Written and directed by Larry Fessenden, Depraved looks to be a new, twisted take on the Frankenstein story. In it, a field surgeon suffering from PTSD makes a man out of body parts and brings him to life, but this is Fessenden at the helm, so we know there’s much more to it than meets the eye.
To be released on Netflix, Ciaran Foy (Citadel, Sinister 2) directs this supernatural story about a young boy battling an auto-immune disorder while stuck in a house that might be haunted. Eli stars Kelly Reilly, Lili Taylor, and Sadie Sink.
Robert Eggers follow up to The Witch is another period piece, this time set in 1890 Nova Scotia. It’s about an aging lighthouse keeper named Old, and stars Willem Dafoe and Robert Pattinson. That’s really all we have to go on, other than the actors reported that their time on set was one of the most grueling experiences. So, you can bet we’re very curious.
What begins as a summer road trip movie for a young woman and her boyfriend turns into an absolute nightmare as the couple falls prey to a Pagan cult in Sweden. Oh yeah, and it’s Ari Aster’s immediate follow up to Hereditary. So, we want Midsommar in our eye holes immediately, please.

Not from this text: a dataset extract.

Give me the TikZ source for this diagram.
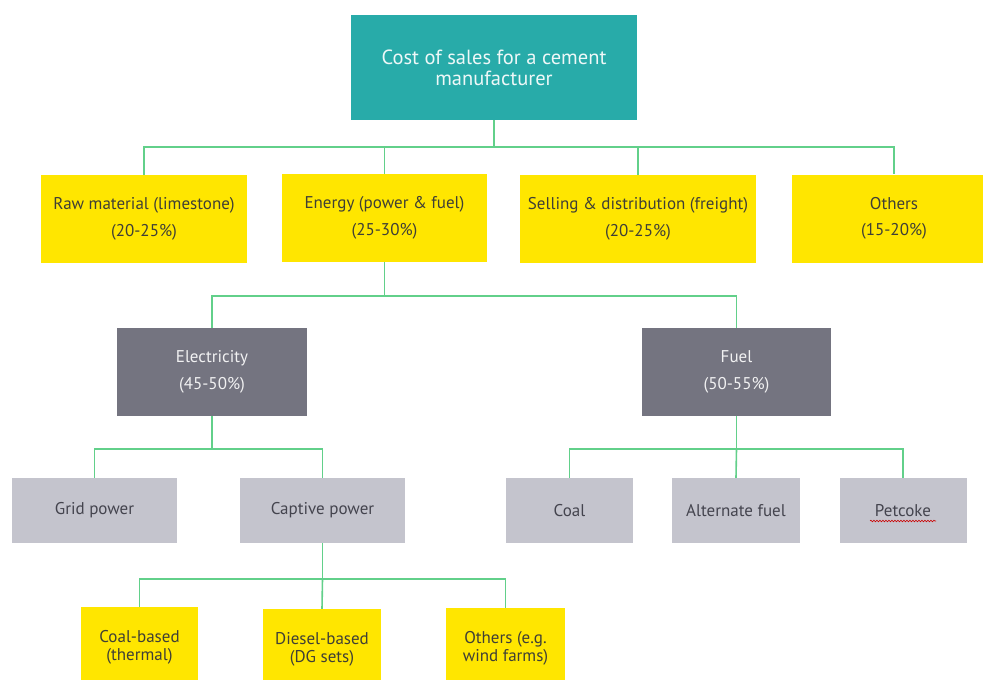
\documentclass[tikz,border=0pt]{standalone}
\usepackage{fontspec}
\setmainfont{PT Sans}
\usetikzlibrary{decorations.pathmorphing}
\definecolor{eyteal}{HTML}{28ABA9}
\definecolor{eyyellow}{HTML}{FFE600}
\definecolor{eydark}{HTML}{747480}
\definecolor{eylight}{HTML}{C4C4CD}
\definecolor{eygreen}{HTML}{62D08A}
\definecolor{inkdark}{HTML}{3F3F36}
\definecolor{inkgrey}{HTML}{44444E}
\tikzset{
  box/.style={rectangle, inner sep=0pt, align=center, font=\fontsize{17}{26.5}\selectfont},
  topbox/.style={box, fill=eyteal, text=white!92!eyteal, minimum width=286pt, minimum height=105pt, font=\fontsize{20.5}{21}\selectfont},
  catbox/.style={box, fill=eyyellow, text=inkdark, minimum height=88pt},
  subbox/.style={box, fill=eydark, text=white!90!eydark, minimum height=88pt},
  leafbox/.style={box, fill=eylight, text=inkgrey, minimum height=65pt},
  techbox/.style={box, fill=eyyellow, text=inkdark, minimum height=80pt, font=\fontsize{17}{18}\selectfont},
  link/.style={draw=eygreen, line width=1.6pt}
}
\begin{document}
\begin{tikzpicture}[x=1pt, y=-1pt]
\useasboundingbox (0,0) rectangle (983,680);

% levels of the horizontal bus lines
\coordinate (bus1) at (0,147);
\coordinate (bus2) at (0,296);
\coordinate (bus3) at (0,449);
\coordinate (bus4) at (0,579);

% boxes
\node[topbox] (top) at (494,67.5) {Cost of sales for a cement\\manufacturer};
\node[catbox, minimum width=206pt] (raw) at (144,219) {Raw material (limestone)\\(20-25\%)};
\node[catbox, minimum width=205pt] (energy) at (384.5,218) {Energy (power \& fuel)\\(25-30\%)};
\node[catbox, minimum width=236pt] (selling) at (638,219) {Selling \& distribution (freight)\\(20-25\%)};
\node[catbox, minimum width=204pt] (others) at (894,218.5) {Others\\(15-20\%)};

\node[subbox, minimum width=190pt] (elec) at (212,372) {Electricity\\(45-50\%)};
\node[subbox, minimum width=189pt] (fuel) at (736.5,372) {Fuel\\(50-55\%)};

\node[leafbox, minimum width=165pt] (grid) at (94.5,510.5) {Grid power};
\node[leafbox, minimum width=165pt] (captive) at (322.5,510.5) {Captive power};
\node[leafbox, minimum width=127pt] (coal) at (569.5,510.5) {Coal};
\node[leafbox, minimum width=128pt] (alt) at (736,510.5) {Alternate fuel};
\node[leafbox, minimum width=127pt] (petcoke) at (903,510.5) {Petcoke};

\node[techbox, minimum width=117pt] (coalbased) at (139.5,647) {Coal-based\\(thermal)};
\node[techbox, minimum width=118pt] (diesel) at (322,649) {Diesel-based\\(DG sets)};
\node[techbox, minimum width=119pt] (otherstech) at (505.5,648) {Others (e.g.\\wind farms)};

% tree connectors
\draw[link] (top.south) -- (top.south |- bus1) -| (raw.north);
\draw[link] (top.south |- bus1) -| (energy.north);
\draw[link] (top.south |- bus1) -| (selling.north);
\draw[link] (top.south |- bus1) -| (others.north);

\draw[link] (energy.south) -- (energy.south |- bus2) -| (elec.north);
\draw[link] (energy.south |- bus2) -| (fuel.north);

\draw[link] (elec.south) -- (elec.south |- bus3) -| (grid.north);
\draw[link] (elec.south |- bus3) -| (captive.north);

\draw[link] (fuel.south) -- (fuel.south |- bus3) -| (coal.north);
\draw[link] (fuel.south |- bus3) -- (alt.north);
\draw[link] (fuel.south |- bus3) -| (petcoke.north);

\draw[link] (captive.south) -- (captive.south |- bus4) -| (coalbased.north);
\draw[link] (captive.south |- bus4) -- (diesel.north);
\draw[link] (captive.south |- bus4) -| (otherstech.north);

% spell-check squiggle under "Petcoke"
\coordinate (sqa) at (870,521);
\coordinate (sqb) at (936,521);
\draw[red!80!black, line width=0.6pt, decorate, decoration={snake, amplitude=0.8pt, segment length=3pt}] (sqa) -- (sqb);
\end{tikzpicture}
\end{document}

A remake of David Cronenberg’s original 1977, with Sylvia Soska and Jen Soska at the helm, Rabid sees central character Rose (Laura Vandervoort) aspiring to become a fashion designer until a gruesome accident leaves her so horribly disfigured that she turns to an experimental, untested treatment. As a result, it alters her personality from shy to extroverted, but it also comes with some horrific side effects.
What are you looking forward to in 2019?